Сайфер заурчал, копируя кошачье мурлыканье — причем, довольно похоже.
«Не хочешь, чтобы тебя почесали за ушком? И не только за ушком?»
«Прибью,» — пообещал ему Родерик.
Дракон расхохотался так, что ему на миг показалось — сейчас оглохнет, хотя как можно оглохнуть от голоса в собственной голове?
Подумав, он сотворил сонное заклинание — чтобы, проснувшись раньше времени, Нори не испугалась, что его нет.
«И не сбежала!»
Тихонько прикрыл дверь в спальню и открыл портал к дому декана целителей.
«Вот неймется тебе. Подгреб бы ее себе под бок и мурлыкали вместе. А всякие рыжие подождут».
Родерик снова не стал отвечать — Сайфер и так прекрасно знал, не мог не знать, что он сбежал из дома именно потому, что боялся не выдержать. Зацеловать ее, теплую, размякшую со сна, высвободить из своего халата и любить, не отпуская, до самого утра.
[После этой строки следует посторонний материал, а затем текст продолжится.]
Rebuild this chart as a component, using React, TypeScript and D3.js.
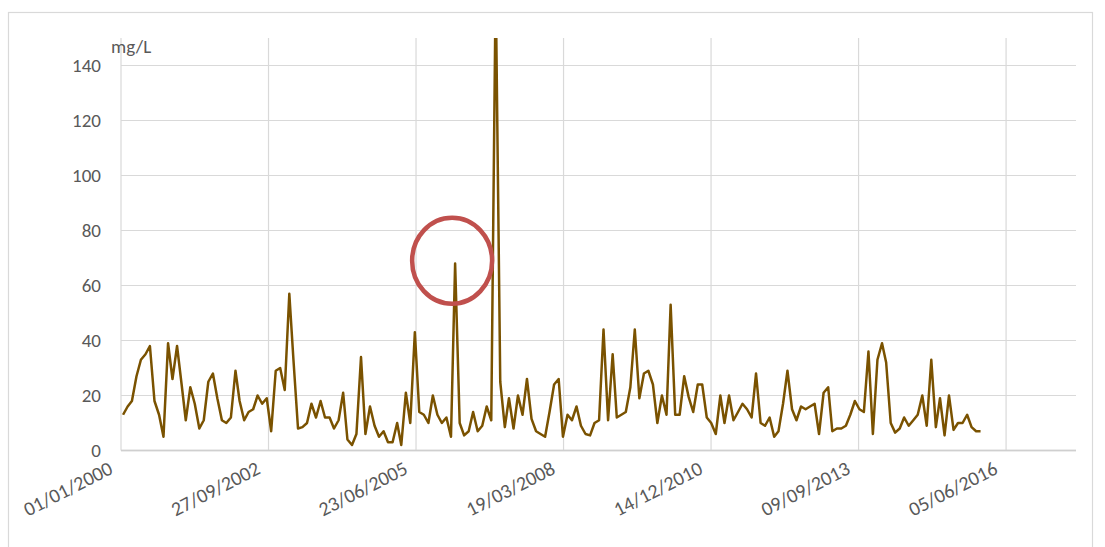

Он отогнал видение, услужливо подсунутое разумом — не хватало еще явиться пред очи декана в боевой готовности, ругнулся в ответ на ехидный смех дракона и постучал.
В дом его провели, не расспрашивая, кто он и зачем явился, но довольным хозяин не выглядел.
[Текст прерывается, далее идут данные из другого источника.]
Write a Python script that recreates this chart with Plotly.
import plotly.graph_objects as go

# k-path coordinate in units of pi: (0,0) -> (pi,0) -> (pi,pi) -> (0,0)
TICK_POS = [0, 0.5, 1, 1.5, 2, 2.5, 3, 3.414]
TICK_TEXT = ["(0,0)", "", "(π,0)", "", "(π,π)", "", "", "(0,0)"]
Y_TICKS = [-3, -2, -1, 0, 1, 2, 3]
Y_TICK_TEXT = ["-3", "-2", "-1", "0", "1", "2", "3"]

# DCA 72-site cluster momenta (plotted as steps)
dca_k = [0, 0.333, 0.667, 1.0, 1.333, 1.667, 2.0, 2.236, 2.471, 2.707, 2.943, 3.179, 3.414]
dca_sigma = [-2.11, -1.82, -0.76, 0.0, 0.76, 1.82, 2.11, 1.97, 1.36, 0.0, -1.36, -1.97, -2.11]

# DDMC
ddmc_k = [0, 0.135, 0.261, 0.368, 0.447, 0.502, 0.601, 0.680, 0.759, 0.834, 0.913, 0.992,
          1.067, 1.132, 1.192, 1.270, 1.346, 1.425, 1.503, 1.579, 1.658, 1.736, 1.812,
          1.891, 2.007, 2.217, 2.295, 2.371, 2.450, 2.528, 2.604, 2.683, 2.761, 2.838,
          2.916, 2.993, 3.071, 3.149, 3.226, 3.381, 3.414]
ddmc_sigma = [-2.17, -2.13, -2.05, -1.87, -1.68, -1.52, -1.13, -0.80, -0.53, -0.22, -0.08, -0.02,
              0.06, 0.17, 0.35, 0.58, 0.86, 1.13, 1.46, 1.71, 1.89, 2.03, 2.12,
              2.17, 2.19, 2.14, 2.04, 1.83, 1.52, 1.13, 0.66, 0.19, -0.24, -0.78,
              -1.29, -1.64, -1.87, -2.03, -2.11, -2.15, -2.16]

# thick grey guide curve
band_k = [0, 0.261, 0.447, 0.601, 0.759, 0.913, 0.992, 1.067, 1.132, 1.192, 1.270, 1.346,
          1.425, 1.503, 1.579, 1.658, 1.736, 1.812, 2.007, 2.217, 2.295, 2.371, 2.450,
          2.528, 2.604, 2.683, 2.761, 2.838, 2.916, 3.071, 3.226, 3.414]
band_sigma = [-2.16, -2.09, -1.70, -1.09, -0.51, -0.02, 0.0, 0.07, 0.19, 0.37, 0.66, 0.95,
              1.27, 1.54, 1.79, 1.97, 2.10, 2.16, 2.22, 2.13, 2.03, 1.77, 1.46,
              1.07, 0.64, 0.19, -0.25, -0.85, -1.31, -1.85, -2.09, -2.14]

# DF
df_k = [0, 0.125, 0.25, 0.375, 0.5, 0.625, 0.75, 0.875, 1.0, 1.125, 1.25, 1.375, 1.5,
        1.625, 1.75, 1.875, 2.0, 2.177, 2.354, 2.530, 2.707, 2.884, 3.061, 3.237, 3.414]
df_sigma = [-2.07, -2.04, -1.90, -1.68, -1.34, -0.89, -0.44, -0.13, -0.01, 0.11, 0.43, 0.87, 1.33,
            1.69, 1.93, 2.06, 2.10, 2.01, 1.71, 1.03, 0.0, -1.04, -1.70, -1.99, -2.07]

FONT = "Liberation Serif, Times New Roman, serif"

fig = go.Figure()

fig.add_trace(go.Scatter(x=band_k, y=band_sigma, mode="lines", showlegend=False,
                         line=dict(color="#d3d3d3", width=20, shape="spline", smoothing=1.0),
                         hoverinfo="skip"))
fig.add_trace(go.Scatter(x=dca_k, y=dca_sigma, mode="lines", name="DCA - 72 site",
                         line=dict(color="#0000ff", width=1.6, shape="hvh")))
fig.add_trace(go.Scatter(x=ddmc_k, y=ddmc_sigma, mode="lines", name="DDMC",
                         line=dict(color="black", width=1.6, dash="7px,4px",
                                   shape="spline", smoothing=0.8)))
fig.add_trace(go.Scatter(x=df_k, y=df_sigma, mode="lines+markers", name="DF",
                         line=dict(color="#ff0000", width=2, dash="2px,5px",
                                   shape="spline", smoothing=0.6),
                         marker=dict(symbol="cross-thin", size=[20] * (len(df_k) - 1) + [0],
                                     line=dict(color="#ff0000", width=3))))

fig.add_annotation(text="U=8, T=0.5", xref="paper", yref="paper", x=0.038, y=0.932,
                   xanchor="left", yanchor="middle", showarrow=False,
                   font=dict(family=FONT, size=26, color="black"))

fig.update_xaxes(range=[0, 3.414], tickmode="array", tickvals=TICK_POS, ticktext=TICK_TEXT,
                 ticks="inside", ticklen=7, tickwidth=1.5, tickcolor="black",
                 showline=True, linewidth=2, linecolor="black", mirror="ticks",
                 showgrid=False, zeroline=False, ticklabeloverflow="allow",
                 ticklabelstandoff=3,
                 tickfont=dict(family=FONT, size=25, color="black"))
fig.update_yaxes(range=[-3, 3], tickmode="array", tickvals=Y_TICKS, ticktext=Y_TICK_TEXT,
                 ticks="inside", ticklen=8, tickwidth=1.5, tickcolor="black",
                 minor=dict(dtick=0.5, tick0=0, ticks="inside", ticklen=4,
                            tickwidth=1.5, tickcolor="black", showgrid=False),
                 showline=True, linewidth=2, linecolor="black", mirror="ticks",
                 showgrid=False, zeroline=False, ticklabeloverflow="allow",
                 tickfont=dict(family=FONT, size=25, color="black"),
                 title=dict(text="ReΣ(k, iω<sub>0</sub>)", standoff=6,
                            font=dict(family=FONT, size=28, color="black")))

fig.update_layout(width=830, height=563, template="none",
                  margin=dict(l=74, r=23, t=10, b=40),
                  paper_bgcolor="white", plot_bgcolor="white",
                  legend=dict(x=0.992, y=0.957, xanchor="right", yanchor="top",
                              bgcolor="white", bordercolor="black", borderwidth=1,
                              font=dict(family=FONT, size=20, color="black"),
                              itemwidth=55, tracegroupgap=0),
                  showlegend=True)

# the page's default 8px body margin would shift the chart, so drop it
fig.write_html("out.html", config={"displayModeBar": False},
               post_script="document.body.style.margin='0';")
— Родерик, сегодня выходной, если ты забыл.
— Я помню, но как староста я считаю, что дело не терпит отлагательств. Речь идет о вопиющем нарушении профессиональной этики.
Он протянул декану копию признания Бенедикта. Не того, что барончик оставил следователю, дескать, решил, что его отравили и подумал на студентку, с которой они были в давней ссоре, а потом целитель сказал, что никакого отравления не было, и теперь ему очень стыдно, что оговорил невиновную. Настоящего — того, что он написал для отца и которое Родерик вытребовал у барона.
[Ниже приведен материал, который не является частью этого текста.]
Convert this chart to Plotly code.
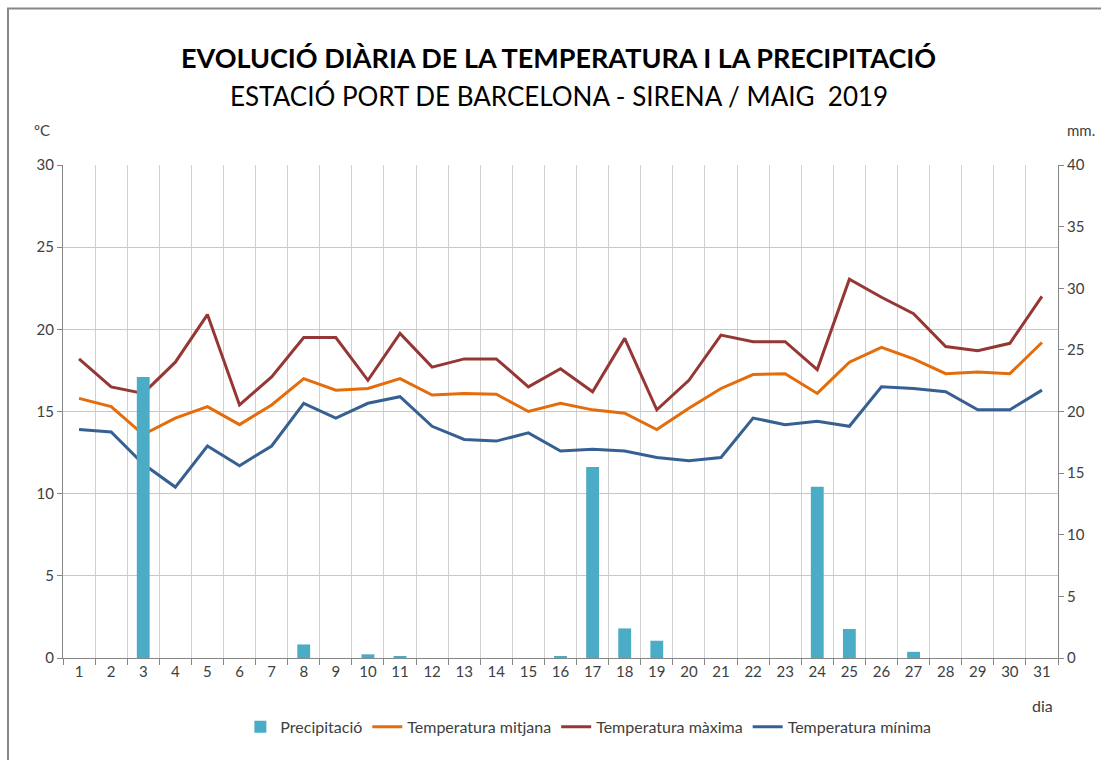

Пробежав глазами первые строки, декан вскинул брови.
— При чем здесь…
— Дочитайте, пожалуйста. Так будет быстрее, чем рассказывать.
Декан нахмурился, и чем дольше он читал, тем глубже становилась морщина между бровями.
— Ты собираешься рассказать все это пострадавшей? — поинтересовался он, откладывая, наконец, бумаги в сторону.
— Я уже рассказал. Как староста целителей, я в какой-то мере несу ответственность за случившееся.
А еще — как человек, не будь которого, Корделия бы не обратила внимание на существование Лианор. Но об этом декану говорить необязательно. Тем более, что тот не дурак, сообразит.
— Лианор имеет право знать, почему едва не угодила на каторгу, — продолжал Родерик. — Но тень от поступка одной студентки падет на всех целителей. Лианор боевик, можете себе представить, что начнется, когда она поделится этой историей с однокурсниками.
Декан мрачно кивнул.
— Представляю, у них что на уме, то и на языке. Через день будет знать весь университет и… Во многом наши отношения с пациентами выстроены на доверии, но трудно доверять, зная, что знания могут использоваться во вред. Эта девушка… — Он заглянул в бумаги. — Можно ли договориться, чтобы она молчала?
— А вы бы не стали защищать свое доброе имя на ее месте?
— Понимаю, — качнул головой декан. — Но я не готов ничего предпринимать, пока не выслушаю другую сторону. Обвинение слишком серьезно.